Two peer-reviewed papers in the June issue of Emerging Infectious Diseases, the CDC's open-access epidemiology journal, document suspected sexual transmission of Dermatophilus congolensis, a skin bacterium previously known only from cattle and sheep, among men WHO have sex with men in Barcelona and in Lyon and Paris, between December 2025 and March 2026 1. Dermatophilosis causes crusted skin lesions in cattle and sheep, and these papers document the first suspected spread of the organism from one person to another.

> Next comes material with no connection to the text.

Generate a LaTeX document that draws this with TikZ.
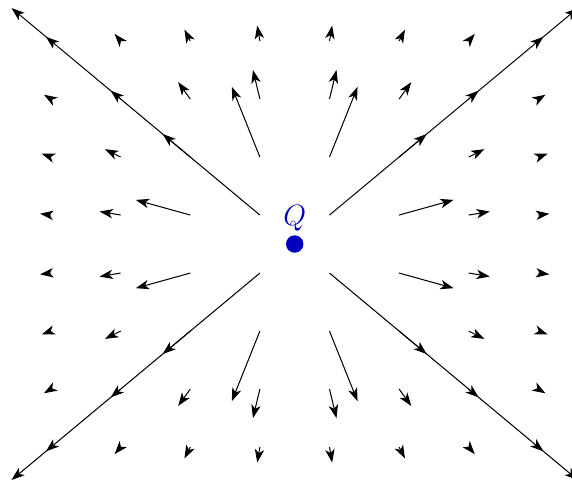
\documentclass[tikz,border=0pt]{standalone}
\usepackage{tikz}
\usetikzlibrary{arrows.meta,positioning}
\definecolor{chargeblue}{RGB}{0,0,190}

\begin{document}
\begin{tikzpicture}[
  field/.style={line width=0.5pt,-{Stealth[length=6.5pt,width=4.6pt,inset=1.8pt]}},
  charge/.style={circle,fill=chargeblue,inner sep=0pt,minimum size=0.3cm},
  lab/.style={text=chargeblue,font=\Large,inner sep=1pt}
]
\clip (-5.08,-4.155) rectangle (4.78,4.207);
% field vectors on the grid, E ~ r/|r|^3
\foreach \i in {-3.5,-2.5,...,3.5}{
  \foreach \j in {-3.5,-2.5,...,3.5}{
    \pgfmathsetmacro{\px}{1.2*\i}
    \pgfmathsetmacro{\rr}{(\px*\px+\j*\j)^1.5}
    \draw[field] (\px,\j) -- ++({3.4*\px/\rr},{3.4*\j/\rr});
  }
}
% the point charge
\node[charge] (Q) at (0,0) {};
\node[lab,above=0.03cm of Q] (qlab) {$Q$};
\end{tikzpicture}
\end{document}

The Barcelona series of nine cases found lesions at contact sites, two confirmed partner pairs, and whole-genome sequencing placing the isolates 0 to 4 single-nucleotide differences apart. That genetic tightness, not the case count, is the signal: a cluster this close points to one human-transmitting lineage rather than repeated, separate spillover from animals. The authors judge skin-to-skin contact during sex the likely main route. This is the peer-reviewed evidence behind the 50-case sauna observation the ECDC, the European Centre for Disease Prevention and Control, flagged earlier .
The finding is best read as a surveillance observation in a community where sexual-health screening is unusually dense, which raises the odds of catching a novel organism early, rather than a sign of unusual or alarming spread. Frequent screening detects a rare bacterium here before it would surface in less-tested groups, which says more about where testing is thorough than about where the organism is concentrated. The ECDC's rapid risk assessment, its formal scientific judgement on the threat level, is due 23 June.